House debates

Monday, 1 September 2008

Questions without Notice

Interest Rates

2:06 pm

Photo of Kevin RuddKevin Rudd (Griffith, Australian Labor Party, Prime Minister) Share this | Hansard source

The interjection says it is a different job. I hear constantly the Leader of the Opposition stand at the dispatch box and say he speaks as the alternative Prime Minister of Australia, and therefore his pronunciations on monetary policy are those of the alternative Prime Minister—that is, that the Reserve Bank should act in a particular way. What we now have is the new Nelson doctrine: what I say in opposition has nothing whatsoever to do with what I do in government. In other words, the overall dictum of those opposite is to say anything, to do anything, to promise anything in order to get themselves a headline. How can the Leader of the Opposition stand credibly in the parliament today and speak about responsible economic management when he goes out one morning and says, as Leader of the Liberal Party and as alternative Prime Minister, that the Reserve Bank should take a particular course of action on rates and, in the same breath, say that if he were Prime Minister he would not say that or do that?
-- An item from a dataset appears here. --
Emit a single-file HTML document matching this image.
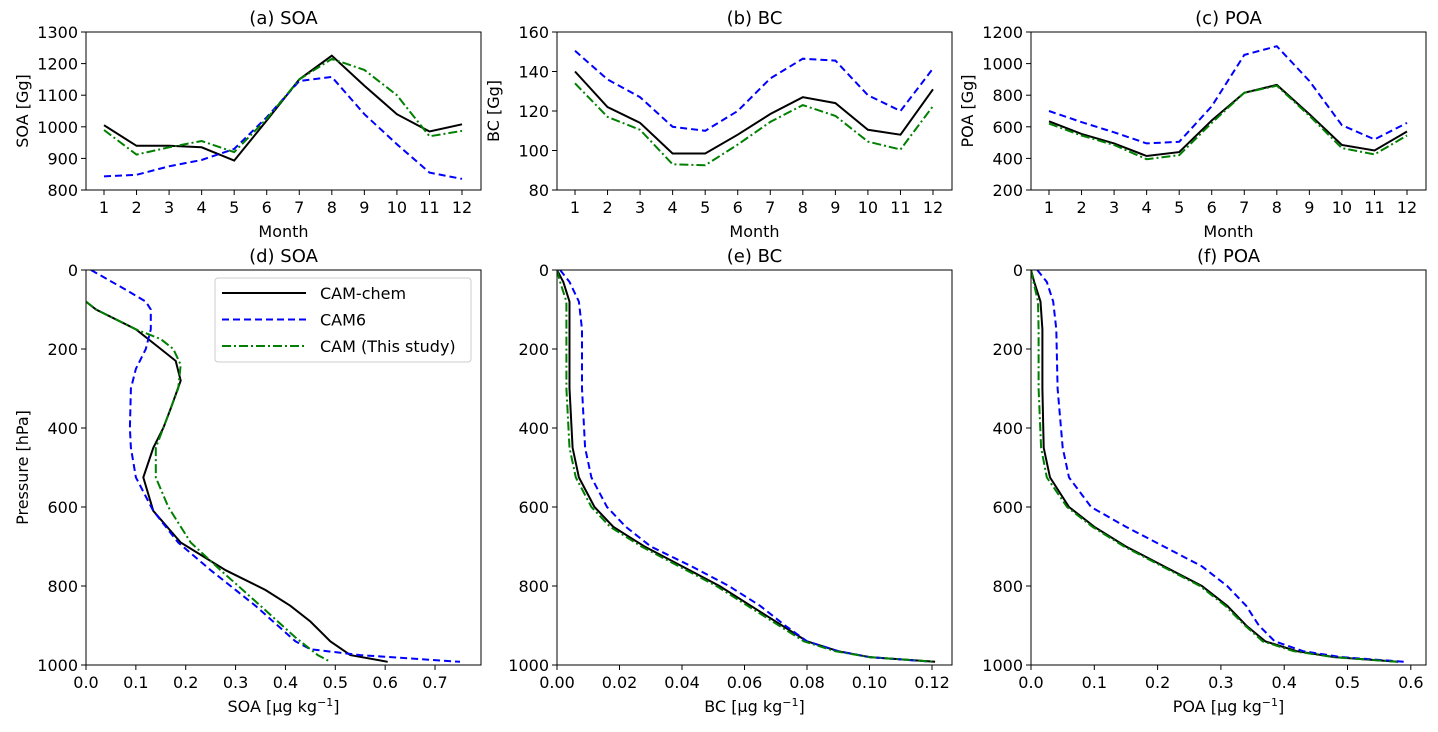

That is where we have got to with the Leader of the Opposition. The credibility of the Leader of the Opposition on this entire debate on interest rates—quite apart from how we have got to this position in the first place, given that we have had 10 interest rate rises in a row under the Liberal Party—collapsed on the doors this morning when he said, ‘I, Brendan Nelson, will be opportunistic and say what I like on this, but I, Brendan Nelson, as alternative Prime Minister, would not do this.’ The Leader of the Opposition does not know whether he is coming or going.